Walter Winthrop Humphreys Jones (1917-1999), better known as Winthrop Jones, was an architect and painter. Jones was the father of conservation photographer Alison M. Jones and Pamela (aka Pippi) Jones Cunningham, housewife. During a 40-year career in architecture, he designed schools, public buildings, and other facilities in New Jersey.

==Early life and education==
Jones was born on January 30, 1917, and he grew up in Morristown, New Jersey. After attending the Morristown School (now Morristown-Beard School) in Morristown, New Jersey, Jones graduated from the Indian River School in New Smyrna, Florida. During his time at the Morristown School, he played as a forward for the hockey team. Jones played for the 1933-1934 Morristown School hockey team that went on an overseas tour in Europe to play teams from Switzerland, Germany, and France. The team received a personal message of good luck from President Franklin Roosevelt prior to setting sail for the trip.

After high school, Jones completed a bachelor's degree in architecture at the University of Virginia in Charlottesville, Virginia. He also took coursework at Syracuse University in Syracuse, New York and the Newark College of Engineering (now the New Jersey Institute of Technology) in Newark, New Jersey. Jones did his post-graduate studies in architectural construction and engineering at the New York Structural Institute.

==Architectural career==
Jones designed buildings for the campuses of Bordentown Military Institute in Bordentown, New Jersey and the Purnell School in Pottersville, New Jersey. He also designed the Hunterdon County, New Jersey Administration Building in Flemington, New Jersey, the Free Public Library of Passaic Township, New Jersey, and an addition to the Church of the Holy Spirit in Lebanon, New Jersey.
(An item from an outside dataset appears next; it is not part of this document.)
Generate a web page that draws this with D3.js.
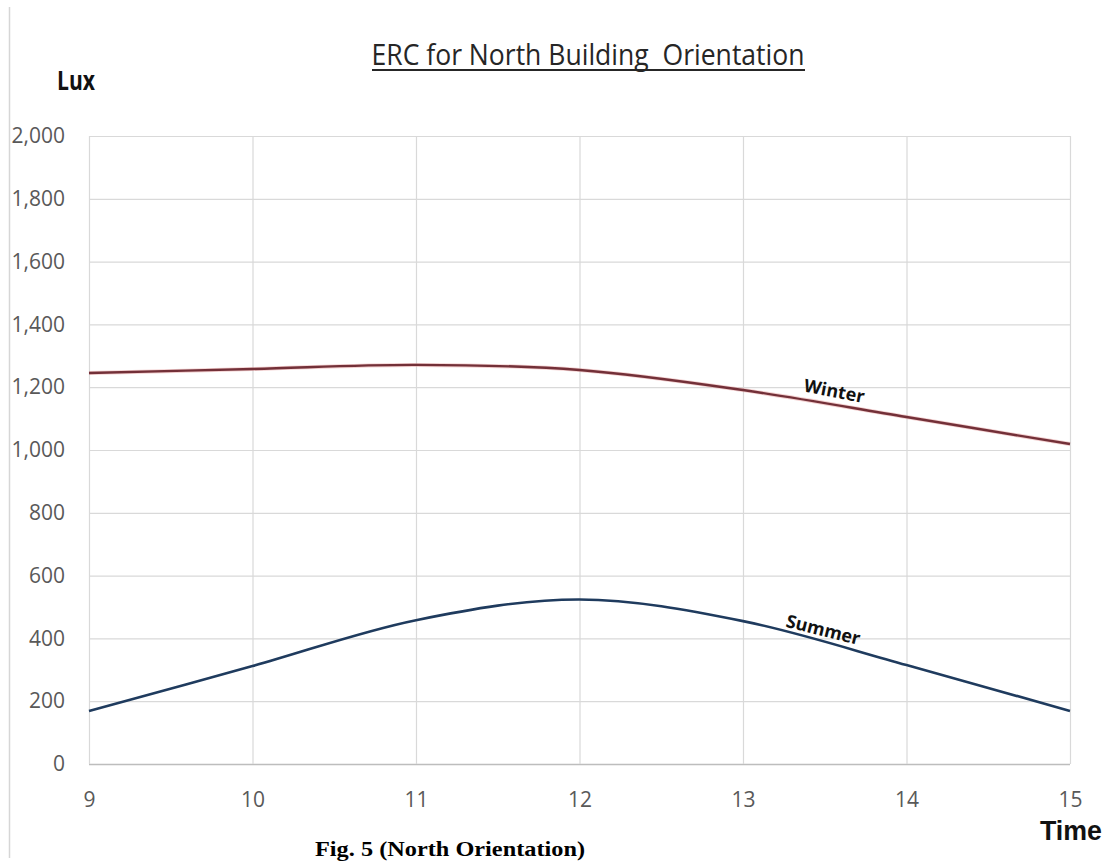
<!DOCTYPE html>
<html>
<head>
<meta charset="utf-8">
<script src="https://cdn.jsdelivr.net/npm/d3@7"></script>
<style>
  body { margin: 0; background: #ffffff; }
  svg { display: block; }
</style>
</head>
<body>
<div id="chart"></div>
<script>
// hours of the day (x axis)
var hours = [9, 10, 11, 12, 13, 14, 15];
// illuminance in lux
var winter = [1245, 1258, 1271, 1255, 1191, 1105, 1019];
var summer = [169, 312, 458, 524, 455, 315, 169];
var yTicks = [0, 200, 400, 600, 800, 1000, 1200, 1400, 1600, 1800, 2000];
var seriesNames = ["Winter", "Summer"];
// where the in-chart labels sit, in data units [hour, lux]
var labelAt = [[13.55, 1165], [13.48, 405]];

var W = 1111, H = 861;
var margin = {top: 136, right: 41, bottom: 97, left: 89};
var width = W - margin.left - margin.right,
    height = H - margin.top - margin.bottom;

var svg = d3.select('#chart')
    .append('svg')
    .attr('width', W)
    .attr('height', H);

// thin figure border on the left
svg.append('line')
    .attr('x1', 9.5).attr('x2', 9.5)
    .attr('y1', 7).attr('y2', 858)
    .attr('stroke', '#d6d6d6')
    .attr('stroke-width', 1.5);

var g = svg.append('g')
    .attr('transform', 'translate(' + margin.left + ',' + margin.top + ')');

var x = d3.scaleLinear().domain([9, 15]).range([0, width]);
var y = d3.scaleLinear().domain([0, 2000]).range([height, 0]);

// horizontal gridlines + y labels
var yAxis = g.append('g')
    .call(d3.axisLeft(y).tickValues(yTicks).tickSize(-width).tickPadding(24).tickFormat(d3.format(',')));
yAxis.select('.domain').remove();
yAxis.selectAll('.tick line')
    .attr('stroke', function(d) { return d === 0 ? '#bdbdbd' : '#d9d9d9'; })
    .attr('stroke-width', function(d) { return d === 0 ? 1.6 : 1.2; });
yAxis.selectAll('.tick text')
    .attr('fill', '#595959')
    .attr('font-family', '"Open Sans", sans-serif')
    .attr('font-size', 21);

// vertical gridlines + x labels
var xAxis = g.append('g')
    .attr('transform', 'translate(0,' + height + ')')
    .call(d3.axisBottom(x).tickValues(hours).tickSize(-height).tickPadding(28).tickFormat(d3.format('d')));
xAxis.select('.domain').remove();
xAxis.selectAll('.tick line')
    .attr('stroke', '#d9d9d9')
    .attr('stroke-width', 1.2);
xAxis.selectAll('.tick text')
    .attr('fill', '#595959')
    .attr('font-family', '"Open Sans", sans-serif')
    .attr('font-size', 21);

// smooth lines like Excel's "smoothed line"
var line = d3.line()
    .x(function(d, i) { return x(hours[i]); })
    .y(function(d) { return y(d); })
    .curve(d3.curveCatmullRom.alpha(0.5));

g.append('path')
    .datum(winter)
    .attr('d', line)
    .attr('fill', 'none')
    .attr('stroke', '#e8a0a0')
    .attr('stroke-width', 4)
    .attr('opacity', 0.5);
g.append('path')
    .datum(winter)
    .attr('d', line)
    .attr('fill', 'none')
    .attr('stroke', '#733038')
    .attr('stroke-width', 2.4);

g.append('path')
    .datum(summer)
    .attr('d', line)
    .attr('fill', 'none')
    .attr('stroke', '#1f3b5e')
    .attr('stroke-width', 2.6);

// series labels along the curves
var angles = [11, 14];
seriesNames.forEach(function(name, i) {
    var px = x(labelAt[i][0]), py = y(labelAt[i][1]);
    g.append('text')
        .attr('transform', 'translate(' + px + ',' + py + ') rotate(' + angles[i] + ')')
        .attr('text-anchor', 'middle')
        .attr('dy', -1)
        .attr('font-family', '"Open Sans", sans-serif')
        .attr('font-weight', 'bold')
        .attr('font-size', 18)
        .attr('fill', '#111111')
        .text(name);
});

// title, underlined
svg.append('text')
    .attr('x', 588)
    .attr('y', 65)
    .attr('text-anchor', 'middle')
    .attr('font-family', '"Open Sans", sans-serif')
    .attr('font-size', 29)
    .attr('fill', '#262626')
    .attr('textLength', 433)
    .attr('lengthAdjust', 'spacingAndGlyphs')
    .style('white-space', 'pre')
    .text('ERC for North Building  Orientation');
svg.append('line')
    .attr('x1', 372).attr('x2', 805)
    .attr('y1', 70).attr('y2', 70)
    .attr('stroke', '#262626')
    .attr('stroke-width', 2);

// axis names
svg.append('text')
    .attr('x', 57).attr('y', 90)
    .attr('font-family', '"Open Sans", sans-serif')
    .attr('font-weight', 'bold')
    .attr('font-size', 27)
    .attr('fill', '#111111')
    .attr('textLength', 38)
    .attr('lengthAdjust', 'spacingAndGlyphs')
    .text('Lux');

svg.append('text')
    .attr('x', 1040).attr('y', 840)
    .attr('font-family', '"Liberation Sans", sans-serif')
    .attr('font-weight', 'bold')
    .attr('font-size', 28)
    .attr('fill', '#111111')
    .attr('textLength', 62)
    .attr('lengthAdjust', 'spacingAndGlyphs')
    .text('Time');

// figure caption
svg.append('text')
    .attr('x', 315).attr('y', 856)
    .attr('font-family', '"Liberation Serif", "Times New Roman", serif')
    .attr('font-weight', 'bold')
    .attr('font-size', 21)
    .attr('fill', '#000000')
    .attr('textLength', 270)
    .attr('lengthAdjust', 'spacingAndGlyphs')
    .text('Fig. 5 (North Orientation)');
</script>
</body>
</html>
The artistic style of Jones influenced Alison M. Jones's engagement in conservation photography. Describing her father's role in her work in The Hunterdon Review, Alison Jones stated, "My father, Winthrop H. Jones, was an architect and painter who constantly framed the world for me. He taught me to see details and graphic forms without my ever really knowing what was happening. It wasn't until I was in my forties that I realized that I had a natural sense of composition and a need to capture the way I saw the world".

Jones also influenced the architectural career of New Jersey architect Susan Rochelle. The book Hunterdon Folks: Everyday People in Small Business, how They Got There, and what They Do to Make America Great states: "Ms. Rochelle started out in interior design, graduating in 1980 from Centenary College with a degree in the subject. W. Winthrop Jones advised her to go for a degree in architecture, so she got her master's. She's licensed in both New Jersey and Pennsylvania, currently working on projects in both states." h

Among Winthrop's employees was William Turnbull, of Moore Lyndon, Turnbull, Whittier, architects of Sea Ranch in northern California. Also Lawrence C. Apgar Jr. An addition at the DuPont estate Winterthur in Delaware was a notable project in the office which Larry assisted Winthrop on.

==Military career==
During World War II, Jones served in the U.S. Navy. He served as an officer in the combat Information center on board the U.S.S. Chenango, an escort carrier. After receiving a promotion to the rank of commander, Jones returned to working as an architect at the conclusion of the war.

==Notable ancestry of the Jones Family==
Jones descended directly from colonial leader John Winthrop, who served as governor of the Massachusetts Bay Colony. Jones also descended from Colonel David Humphreys, who served as an aide de camp to George Washington. During Washington's presidential administration, Humphreys served as American Minister to Portugal and Spain.

Elizabeth Jones descended from Captain John Pray, another aide de camp to George Washington. She also descended from Lewis Morris, a colonial governor of New Jersey.